→ **What you will do**:
What is the number of lines in these entries that include "this"? Write that number and no other text.

→ **Exercise material**:

# # # # #

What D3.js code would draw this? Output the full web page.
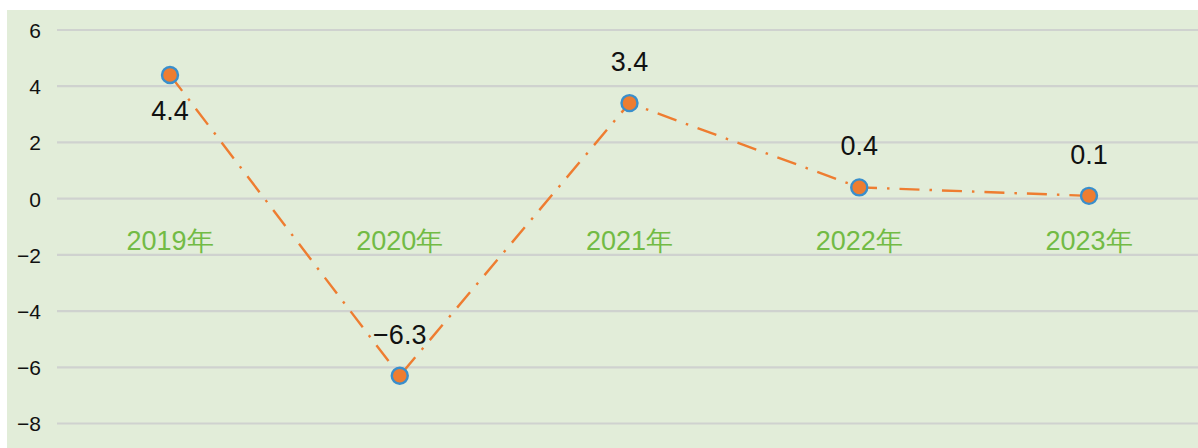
<!DOCTYPE html>
<html>
<head>
<meta charset="utf-8">
<script src="https://cdn.jsdelivr.net/npm/d3@7"></script>
<style>
html,body{margin:0;padding:0;background:#fff;}
svg{display:block;}
</style>
</head>
<body>
<svg id="chart" width="1198" height="448"></svg>
<script>
const categories = ["2019年","2020年","2021年","2022年","2023年"];
const values = [4.4, -6.3, 3.4, 0.4, 0.1];
const valueLabels = ["4.4","\u22126.3","3.4","0.4","0.1"];
const labelBelow = [true, false, false, false, false];
const yTicks = [6,4,2,0,-2,-4,-6,-8];
const yTickLabels = ["6","4","2","0","\u22122","\u22124","\u22126","\u22128"];

const W = 1198, H = 448;
const svg = d3.select("#chart");
const font = "'Liberation Sans', Arial, Helvetica, sans-serif";

svg.append("rect").attr("x",7).attr("y",10).attr("width",W-7).attr("height",H-10).attr("fill","#e2edd9");

const x = d3.scalePoint().domain(categories).range([170, 1089]);
const y = d3.scaleLinear().domain([-8, 6]).range([423.5, 30]);

// gridlines
const grid = svg.append("g");
grid.selectAll("line").data(yTicks).join("line")
  .attr("x1",57).attr("x2",W)
  .attr("y1",d=>y(d)).attr("y2",d=>y(d))
  .attr("stroke","#cfd2cf").attr("stroke-width",2.2);

// y axis labels
const yAxis = d3.axisLeft(y).tickValues(yTicks).tickSize(0).tickPadding(0)
  .tickFormat((d,i)=>yTickLabels[yTicks.indexOf(d)]);
const ga = svg.append("g").attr("transform","translate(41,0)").call(yAxis);
ga.select(".domain").remove();
ga.selectAll("text").attr("font-family",font).attr("font-size",21).attr("fill","#111").attr("dy","0.35em");

// category labels
svg.append("g").selectAll("text").data(categories).join("text")
  .attr("x",d=>x(d)).attr("y",y(0)+51)
  .attr("text-anchor","middle")
  .attr("font-family",font).attr("font-size",27)
  .attr("fill","#72bb45")
  .text(d=>d);

// line
const pts = categories.map((c,i)=>({c, v: values[i], i}));
const line = d3.line().x(d=>x(d.c)).y(d=>y(d.v));
svg.append("path").datum(pts).attr("d",line)
  .attr("fill","none").attr("stroke","#ee7d31").attr("stroke-width",2.4)
  .attr("stroke-dasharray","20,10,2.5,10");

// markers
svg.append("g").selectAll("circle").data(pts).join("circle")
  .attr("cx",d=>x(d.c)).attr("cy",d=>y(d.v)).attr("r",8)
  .attr("fill","#ee7d31").attr("stroke","#3a8fcc").attr("stroke-width",2.4);

// value labels
svg.append("g").selectAll("text").data(pts).join("text")
  .attr("x",d=>x(d.c)).attr("y",d=>labelBelow[d.i] ? y(d.v)+45 : y(d.v)-32)
  .attr("text-anchor","middle")
  .attr("font-family",font).attr("font-size",27).attr("fill","#111")
  .text(d=>valueLabels[d.i]);
</script>
</body>
</html>
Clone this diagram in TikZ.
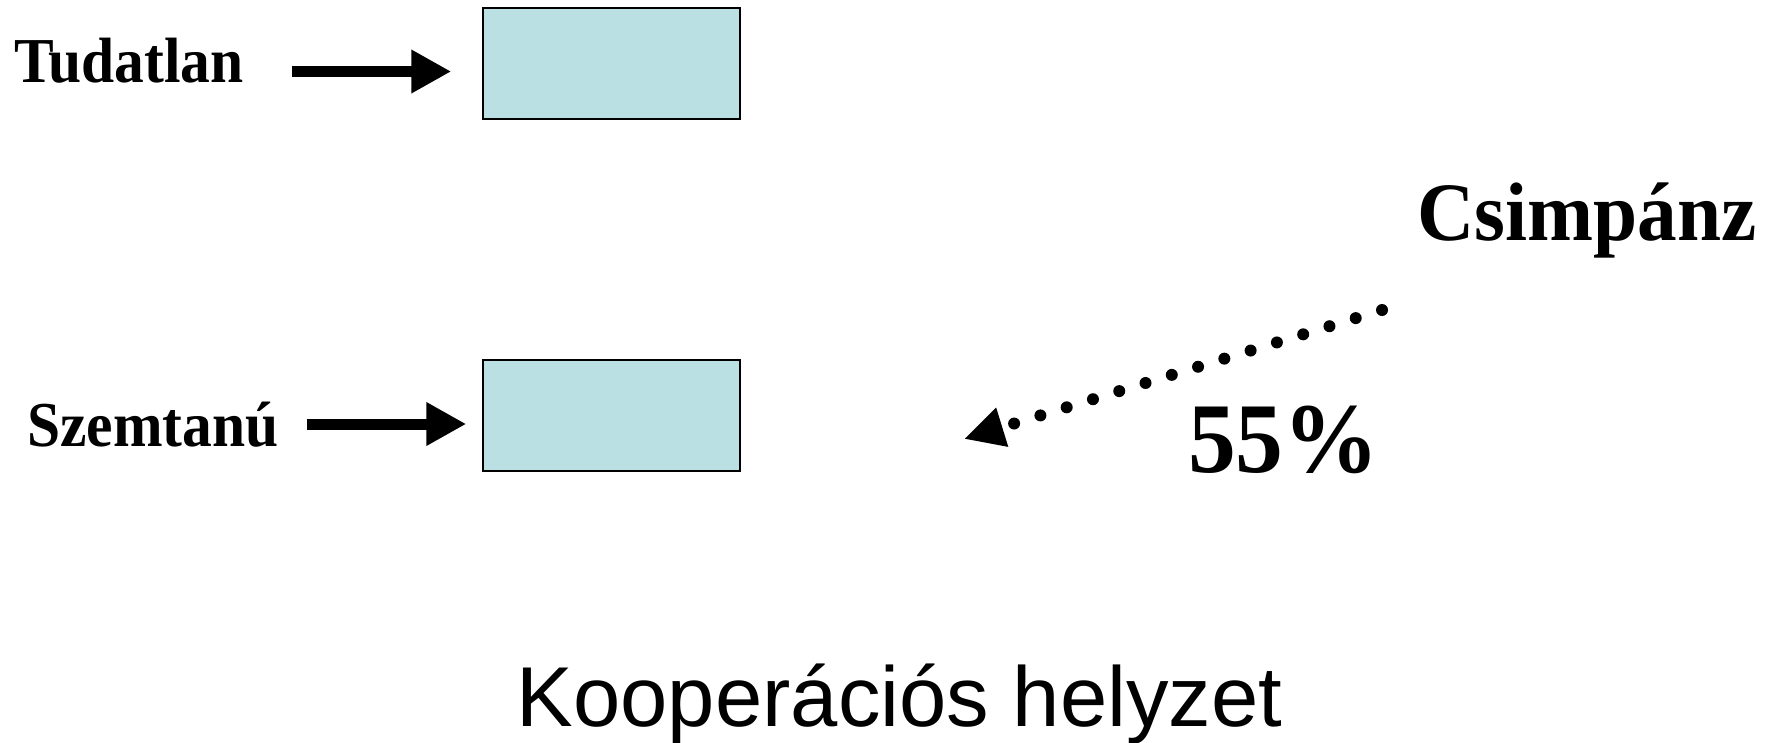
\documentclass[tikz,border=0pt]{standalone}
\usepackage{fontspec}
\setmainfont{Liberation Serif}
\setsansfont{Liberation Sans}
\newfontfamily\lblfont[FakeStretch=0.93]{Liberation Serif}
\newfontfamily\bigfont[FakeStretch=0.955]{Liberation Serif}
\usetikzlibrary{arrows.meta}
\definecolor{boxfill}{HTML}{BBE0E3}
\tikzset{
  lbl/.style={font=\lblfont\bfseries\fontsize{64}{68}\selectfont, inner sep=0pt, anchor=base west},
  slot/.style={draw=black, line width=1.5pt, fill=boxfill, minimum width=257pt, minimum height=111pt, inner sep=0pt},
  bigarrow/.style={line width=11pt, -{Triangle[length=40pt,width=41pt]}},
  dotarrow/.style={line width=12pt, line cap=round, dash pattern=on 0pt off 27.5pt, -{Triangle[length=40pt,width=38pt]}}
}
\begin{document}
\begin{tikzpicture}[x=1pt,y=-1pt]
\useasboundingbox (0,0) rectangle (1779,742);
\node[slot] (b1) at (611.5,63.5) {};
\node[slot] (b2) at (611.5,415.5) {};
\node[lbl] (tud) at (14,82) {Tudatlan};
\node[lbl] (szem) at (27,446) {Szemtanú};
\coordinate (a1s) at (292,71.5);
\coordinate (a2s) at (307,424);
\draw[bigarrow, shorten >=31pt] (a1s) -- (a1s -| b1.west);
\draw[bigarrow, shorten >=16pt] (a2s) -- (a2s -| b2.west);
\node[font=\bigfont\bfseries\fontsize{83}{88}\selectfont, inner sep=0pt, anchor=base west] (cs) at (1417,240) {Csimpánz};
\node[font=\bigfont\bfseries\fontsize{100}{104}\selectfont, inner sep=0pt, anchor=base west] (pct) at (1188,472) {55\%};
\coordinate (ds) at (1382,310);
\coordinate (de) at (964,439);
\draw[dotarrow] (ds) -- (de);
\node[font=\sffamily\fontsize{85}{90}\selectfont, inner sep=0pt, anchor=base] (title) at (899.5,726) {Kooperációs helyzet};
\end{tikzpicture}
\end{document}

# # # # #

→ **The reply**:
2